The ruling of Hollande also poses a significant challenge to the French economy, as some are not satisfied with the president’s walk away from austerity measures and his promise to focus more on spending. The reduction in austerity packages and increase in taxes will certainly disrupt the fiscal and monetary policies laid by Merkel, the chancellor of Germany, and Sarkozy, ex-president of France.
After growing at an average rate of 1.7% last year, France, is expected to slow down to 0.5% this year. However, many forecast this to just be a temporary drop as the economy will, according to the IMF, rebound to a 1% growth next year. Meanwhile, inflation remains low at 2.1% as interest rates are also low at 1.0%, suggesting that the country still has policy tools at its disposal, although monetary policy decisions still originate out of Frankfurt.
Though the country is making several efforts to narrow its budget deficit from 5.2% of GDP in 2011 to 4.4% in 2012 and 3% in 2013, the thinning of this gap remains a question at present. The European Union fears that the budget deficit will be higher than expected and will put Europe in a danger zone in 2013. (Read: Spanish Bailout: Did It Help European ETFs?)
It also doesn’t help that the country has high bank exposure to a number of PIIGS economies, as well as its own uncertain economy, and heavy trade dependence on a number of weak markets including Belgium and Italy.

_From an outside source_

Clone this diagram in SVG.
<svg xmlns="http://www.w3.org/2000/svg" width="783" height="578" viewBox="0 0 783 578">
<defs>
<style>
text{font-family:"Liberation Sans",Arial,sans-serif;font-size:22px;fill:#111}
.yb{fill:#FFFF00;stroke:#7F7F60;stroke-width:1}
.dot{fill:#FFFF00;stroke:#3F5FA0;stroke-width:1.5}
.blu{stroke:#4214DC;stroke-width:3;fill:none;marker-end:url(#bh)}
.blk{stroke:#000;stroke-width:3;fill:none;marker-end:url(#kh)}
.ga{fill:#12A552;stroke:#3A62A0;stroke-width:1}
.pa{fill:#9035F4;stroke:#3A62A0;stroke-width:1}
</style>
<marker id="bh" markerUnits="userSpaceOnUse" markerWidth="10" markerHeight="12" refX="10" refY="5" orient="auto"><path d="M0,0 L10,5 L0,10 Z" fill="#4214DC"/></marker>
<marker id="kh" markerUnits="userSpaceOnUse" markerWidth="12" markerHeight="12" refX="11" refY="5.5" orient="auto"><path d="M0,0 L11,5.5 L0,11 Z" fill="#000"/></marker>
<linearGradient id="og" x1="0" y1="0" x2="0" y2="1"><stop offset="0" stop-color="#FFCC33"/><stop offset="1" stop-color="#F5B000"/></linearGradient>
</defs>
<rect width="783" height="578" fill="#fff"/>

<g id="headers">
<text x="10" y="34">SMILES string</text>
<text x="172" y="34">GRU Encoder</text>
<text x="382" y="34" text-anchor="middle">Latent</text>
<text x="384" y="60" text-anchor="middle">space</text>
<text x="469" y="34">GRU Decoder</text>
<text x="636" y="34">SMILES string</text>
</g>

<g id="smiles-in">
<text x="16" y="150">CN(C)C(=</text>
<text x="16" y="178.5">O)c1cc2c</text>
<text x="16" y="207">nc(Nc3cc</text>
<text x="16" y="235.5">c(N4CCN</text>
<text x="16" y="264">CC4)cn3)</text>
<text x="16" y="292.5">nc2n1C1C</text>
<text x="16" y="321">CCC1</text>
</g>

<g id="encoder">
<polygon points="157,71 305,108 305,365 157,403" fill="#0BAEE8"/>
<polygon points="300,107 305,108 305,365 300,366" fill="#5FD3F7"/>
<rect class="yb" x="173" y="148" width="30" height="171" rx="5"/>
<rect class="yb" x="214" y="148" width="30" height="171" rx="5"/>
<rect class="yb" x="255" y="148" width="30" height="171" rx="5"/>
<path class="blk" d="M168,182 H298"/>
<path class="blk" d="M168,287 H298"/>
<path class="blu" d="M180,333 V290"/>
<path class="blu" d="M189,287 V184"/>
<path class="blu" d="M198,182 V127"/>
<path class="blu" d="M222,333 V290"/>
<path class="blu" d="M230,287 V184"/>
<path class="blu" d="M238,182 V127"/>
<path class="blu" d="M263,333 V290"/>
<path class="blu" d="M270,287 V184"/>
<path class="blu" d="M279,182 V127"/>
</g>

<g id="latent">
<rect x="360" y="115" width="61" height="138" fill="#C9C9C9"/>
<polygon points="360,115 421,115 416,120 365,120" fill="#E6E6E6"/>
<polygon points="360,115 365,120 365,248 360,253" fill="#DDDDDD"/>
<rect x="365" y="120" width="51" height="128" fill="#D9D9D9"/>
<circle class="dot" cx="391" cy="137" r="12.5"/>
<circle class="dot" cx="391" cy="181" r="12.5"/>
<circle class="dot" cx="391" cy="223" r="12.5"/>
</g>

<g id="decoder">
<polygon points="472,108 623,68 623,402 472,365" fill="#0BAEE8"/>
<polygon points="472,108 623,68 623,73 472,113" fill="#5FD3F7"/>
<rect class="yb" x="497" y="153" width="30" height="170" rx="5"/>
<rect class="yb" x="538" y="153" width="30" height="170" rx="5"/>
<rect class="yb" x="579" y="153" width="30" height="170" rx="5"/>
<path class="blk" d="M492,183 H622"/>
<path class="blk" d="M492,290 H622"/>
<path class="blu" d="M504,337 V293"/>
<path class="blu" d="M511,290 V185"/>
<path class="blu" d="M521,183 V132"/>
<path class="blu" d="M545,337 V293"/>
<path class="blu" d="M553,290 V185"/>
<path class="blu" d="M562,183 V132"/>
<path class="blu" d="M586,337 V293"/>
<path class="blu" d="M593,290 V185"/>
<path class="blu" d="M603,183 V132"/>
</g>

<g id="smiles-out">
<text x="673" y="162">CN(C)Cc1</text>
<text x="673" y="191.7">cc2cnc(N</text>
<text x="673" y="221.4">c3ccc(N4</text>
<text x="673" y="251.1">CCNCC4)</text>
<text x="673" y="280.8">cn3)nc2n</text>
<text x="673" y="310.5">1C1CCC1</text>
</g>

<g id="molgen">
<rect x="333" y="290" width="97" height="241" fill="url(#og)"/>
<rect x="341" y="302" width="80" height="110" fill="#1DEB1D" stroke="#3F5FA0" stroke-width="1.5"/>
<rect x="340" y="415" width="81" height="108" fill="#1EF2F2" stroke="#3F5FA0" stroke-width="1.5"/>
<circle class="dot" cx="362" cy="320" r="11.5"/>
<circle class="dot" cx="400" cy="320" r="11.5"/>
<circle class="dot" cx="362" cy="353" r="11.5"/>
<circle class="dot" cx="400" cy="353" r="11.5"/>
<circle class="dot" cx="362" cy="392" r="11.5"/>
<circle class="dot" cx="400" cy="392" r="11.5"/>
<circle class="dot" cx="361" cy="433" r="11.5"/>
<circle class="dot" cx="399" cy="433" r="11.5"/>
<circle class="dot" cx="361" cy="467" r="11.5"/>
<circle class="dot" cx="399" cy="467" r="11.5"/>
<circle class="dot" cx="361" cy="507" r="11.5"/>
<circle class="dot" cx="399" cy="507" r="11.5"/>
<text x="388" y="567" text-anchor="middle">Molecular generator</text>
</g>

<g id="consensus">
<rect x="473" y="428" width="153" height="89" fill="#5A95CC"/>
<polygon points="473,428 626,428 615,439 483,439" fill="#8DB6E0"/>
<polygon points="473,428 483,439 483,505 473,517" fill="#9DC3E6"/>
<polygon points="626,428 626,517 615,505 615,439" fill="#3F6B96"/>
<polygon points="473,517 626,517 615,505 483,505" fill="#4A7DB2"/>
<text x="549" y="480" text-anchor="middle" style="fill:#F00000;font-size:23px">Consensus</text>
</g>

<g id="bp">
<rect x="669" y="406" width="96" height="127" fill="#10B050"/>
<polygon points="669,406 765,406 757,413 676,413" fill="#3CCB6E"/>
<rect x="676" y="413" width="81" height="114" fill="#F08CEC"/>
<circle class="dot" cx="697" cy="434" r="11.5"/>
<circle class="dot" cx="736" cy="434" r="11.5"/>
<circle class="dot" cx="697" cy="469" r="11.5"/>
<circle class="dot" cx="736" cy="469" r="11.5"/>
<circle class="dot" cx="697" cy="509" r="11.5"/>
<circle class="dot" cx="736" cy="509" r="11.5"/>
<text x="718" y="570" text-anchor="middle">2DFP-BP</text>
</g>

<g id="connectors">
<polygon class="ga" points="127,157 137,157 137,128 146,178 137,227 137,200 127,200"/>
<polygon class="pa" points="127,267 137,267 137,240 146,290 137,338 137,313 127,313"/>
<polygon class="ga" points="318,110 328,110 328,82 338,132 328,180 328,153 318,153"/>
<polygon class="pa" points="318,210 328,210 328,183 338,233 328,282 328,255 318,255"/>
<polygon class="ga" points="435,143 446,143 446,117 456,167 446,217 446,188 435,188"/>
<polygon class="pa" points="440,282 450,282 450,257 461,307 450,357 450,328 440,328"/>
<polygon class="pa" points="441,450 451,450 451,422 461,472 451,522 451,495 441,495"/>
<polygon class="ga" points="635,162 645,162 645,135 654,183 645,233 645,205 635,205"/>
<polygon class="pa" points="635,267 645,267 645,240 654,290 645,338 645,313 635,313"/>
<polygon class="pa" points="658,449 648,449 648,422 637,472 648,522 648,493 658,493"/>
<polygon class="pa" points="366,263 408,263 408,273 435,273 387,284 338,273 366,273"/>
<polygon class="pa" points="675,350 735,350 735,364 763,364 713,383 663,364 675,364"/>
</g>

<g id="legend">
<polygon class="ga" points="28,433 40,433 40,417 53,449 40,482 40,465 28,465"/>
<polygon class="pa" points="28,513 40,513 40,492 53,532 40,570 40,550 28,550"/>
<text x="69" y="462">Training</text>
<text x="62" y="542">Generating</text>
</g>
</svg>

Given these issues, we believe France’s economic and political conditions are not very promising and show no signs of turning around in the near future (Read: Three European ETFs Beyond The Euro Zone). While EWQ may be promising from a dividend perspective, the lack of concern over the budget deficit, as well as the weakened state of many of the country’s top partners, suggests that the product should probably be avoided at this time until more certainty is realized on the country’s economic future.